--- MATERIAL ---
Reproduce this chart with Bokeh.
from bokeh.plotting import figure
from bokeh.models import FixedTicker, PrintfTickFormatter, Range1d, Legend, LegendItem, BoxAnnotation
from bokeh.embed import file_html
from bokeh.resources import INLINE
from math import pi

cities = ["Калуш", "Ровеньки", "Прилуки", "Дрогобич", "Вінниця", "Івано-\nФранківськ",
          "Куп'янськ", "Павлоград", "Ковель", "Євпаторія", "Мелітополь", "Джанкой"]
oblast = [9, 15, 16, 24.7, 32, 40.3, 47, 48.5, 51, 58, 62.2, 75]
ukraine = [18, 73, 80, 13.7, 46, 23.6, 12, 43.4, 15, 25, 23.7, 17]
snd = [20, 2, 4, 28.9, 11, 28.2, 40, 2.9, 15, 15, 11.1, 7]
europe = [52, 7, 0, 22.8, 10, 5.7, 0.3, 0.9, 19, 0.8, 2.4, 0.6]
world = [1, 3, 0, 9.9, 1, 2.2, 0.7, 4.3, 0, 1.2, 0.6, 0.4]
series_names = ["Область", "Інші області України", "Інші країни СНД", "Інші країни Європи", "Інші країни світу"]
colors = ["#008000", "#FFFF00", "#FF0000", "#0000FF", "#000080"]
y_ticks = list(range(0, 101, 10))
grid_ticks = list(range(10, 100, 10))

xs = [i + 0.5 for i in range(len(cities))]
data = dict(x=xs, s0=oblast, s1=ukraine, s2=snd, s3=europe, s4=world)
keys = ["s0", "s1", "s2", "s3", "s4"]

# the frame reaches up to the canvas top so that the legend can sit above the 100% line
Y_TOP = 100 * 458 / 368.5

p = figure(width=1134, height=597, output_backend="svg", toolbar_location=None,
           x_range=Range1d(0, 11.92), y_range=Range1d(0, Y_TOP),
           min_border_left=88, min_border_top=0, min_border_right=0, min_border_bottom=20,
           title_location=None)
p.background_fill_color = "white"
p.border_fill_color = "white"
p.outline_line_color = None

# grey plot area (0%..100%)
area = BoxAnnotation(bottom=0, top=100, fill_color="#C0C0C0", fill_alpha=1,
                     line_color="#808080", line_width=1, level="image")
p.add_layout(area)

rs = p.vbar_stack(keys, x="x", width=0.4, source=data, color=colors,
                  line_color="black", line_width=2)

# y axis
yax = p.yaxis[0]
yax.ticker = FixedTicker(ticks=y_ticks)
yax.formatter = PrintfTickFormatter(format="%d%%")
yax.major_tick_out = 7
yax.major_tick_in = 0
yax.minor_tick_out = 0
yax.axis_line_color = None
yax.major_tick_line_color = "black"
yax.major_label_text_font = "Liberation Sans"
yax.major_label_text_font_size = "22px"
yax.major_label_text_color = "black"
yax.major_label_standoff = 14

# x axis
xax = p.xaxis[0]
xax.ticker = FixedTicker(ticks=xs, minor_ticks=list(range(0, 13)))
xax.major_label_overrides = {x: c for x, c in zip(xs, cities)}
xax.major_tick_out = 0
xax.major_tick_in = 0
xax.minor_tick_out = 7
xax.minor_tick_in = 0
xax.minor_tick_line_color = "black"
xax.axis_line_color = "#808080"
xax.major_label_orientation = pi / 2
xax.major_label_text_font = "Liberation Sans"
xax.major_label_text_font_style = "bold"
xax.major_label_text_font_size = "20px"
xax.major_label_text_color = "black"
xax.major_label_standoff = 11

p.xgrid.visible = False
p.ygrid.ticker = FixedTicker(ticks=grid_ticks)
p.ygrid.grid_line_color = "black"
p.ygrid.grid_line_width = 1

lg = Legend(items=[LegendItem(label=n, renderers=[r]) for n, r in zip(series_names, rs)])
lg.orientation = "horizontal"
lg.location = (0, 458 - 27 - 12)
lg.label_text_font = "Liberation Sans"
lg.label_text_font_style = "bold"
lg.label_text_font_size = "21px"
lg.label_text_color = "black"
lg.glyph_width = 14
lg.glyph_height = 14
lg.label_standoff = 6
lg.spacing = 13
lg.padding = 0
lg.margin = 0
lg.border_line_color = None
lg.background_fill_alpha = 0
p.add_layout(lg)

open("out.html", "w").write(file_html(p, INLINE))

--- SHORT TASK ---
Return, please, the lines of the data from the first through the line containing "from math import pi", both kept, exactly as they stand and nothing more.

--- EXERCISE OUTPUT ---
Reproduce this chart with Bokeh.
from bokeh.plotting import figure
from bokeh.models import FixedTicker, PrintfTickFormatter, Range1d, Legend, LegendItem, BoxAnnotation
from bokeh.embed import file_html
from bokeh.resources import INLINE
from math import pi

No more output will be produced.